Kabar baik datang dari ladang-ladang padi di seluruh penjuru negeri. Pemerintah akhirnya menetapkan harga gabah kering panen (GKP) di tingkat petani menjadi Rp6.500 per kilogram, sebuah angka yang membawa harapan baru setelah sekian lama petani tercekik oleh harga jual yang tak sebanding dengan ongkos tanam. 

Sebelumnya, harga GKP sempat berkisar di angka Rp5.000 hingga Rp5.500/kg, yang dalam banyak kasus justru membuat petani merugi, apalagi jika musim tanam sebelumnya harus menghadapi kenaikan harga pupuk, sewa lahan, atau gagal panen karena cuaca ekstrem. Dalam kondisi semacam itu, bertani bukan lagi ladang penghidupan, melainkan ladang perjuangan yang penuh ketidakpastian.

Maka, kenaikan ini bukan sekadar urusan angka. Ia adalah cermin dari arah keberpihakan negara, sebuah pernyataan bahwa pemerintah tidak tinggal diam melihat jerih payah petani tak dihargai sewajarnya. 
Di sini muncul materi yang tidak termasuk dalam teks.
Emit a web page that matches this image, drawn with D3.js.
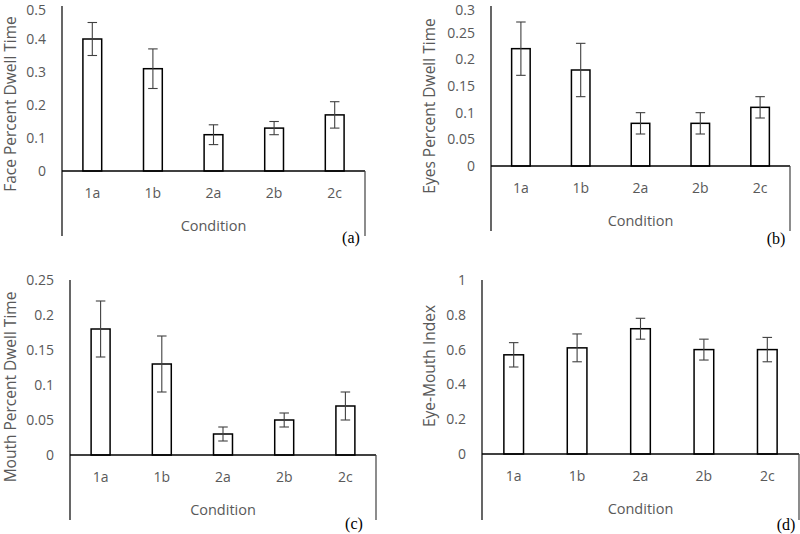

Ini juga menjadi simbol keadilan ekonomi, sebab sektor pertanian bukan hanya tulang punggung pangan nasional, tetapi juga penyerap tenaga kerja terbesar dan penyangga ekonomi desa. 

Selama bertahun-tahun, sektor ini berjalan dalam bayang-bayang modernisasi sektor lain, tanpa perlindungan harga yang memadai. Ketika industri dan perdagangan mendapat insentif besar, petani justru bertaruh hidup dari harga pasar yang fluktuatif dan minim intervensi.

Kini, kebijakan harga gabah yang lebih layak memberi secercah harapan bahwa nasib petani bisa berubah. Mereka yang selama ini merasa dipinggirkan, kini merasa didengar. 

Apresiasi pun berdatangan dari berbagai daerah. Di Jawa, Sumatra, hingga Sulawesi, banyak petani menyambut kebijakan ini dengan optimisme baru. Mereka mulai menghitung kembali luas lahan yang akan digarap, merencanakan pola tanam yang lebih produktif, dan bahkan membuka peluang regenerasi pertanian melalui anak-anak muda yang selama ini enggan turun ke sawah karena hasilnya tak menjanjikan. Dalam konteks ini, kebijakan harga gabah bukan hanya tentang kesejahteraan, tapi tentang masa depan. Masa depan pangan Indonesia.

Dari Sawah ke Swasembada: Peluang Baru di Tengah Tantangan Lama

Kenaikan harga gabah menjadi pemantik semangat baru di kalangan petani. Mereka yang sempat putus asa karena tak mampu menutup ongkos produksi, kini mulai melihat pertanian sebagai aktivitas yang kembali bernilai ekonomi. 

Di banyak wilayah, petani mulai menggencarkan aktivitas tanam, mengolah lahan yang sempat terbengkalai, dan bahkan menjalin kemitraan baru dengan koperasi atau lembaga keuangan demi memperluas usaha tani mereka. 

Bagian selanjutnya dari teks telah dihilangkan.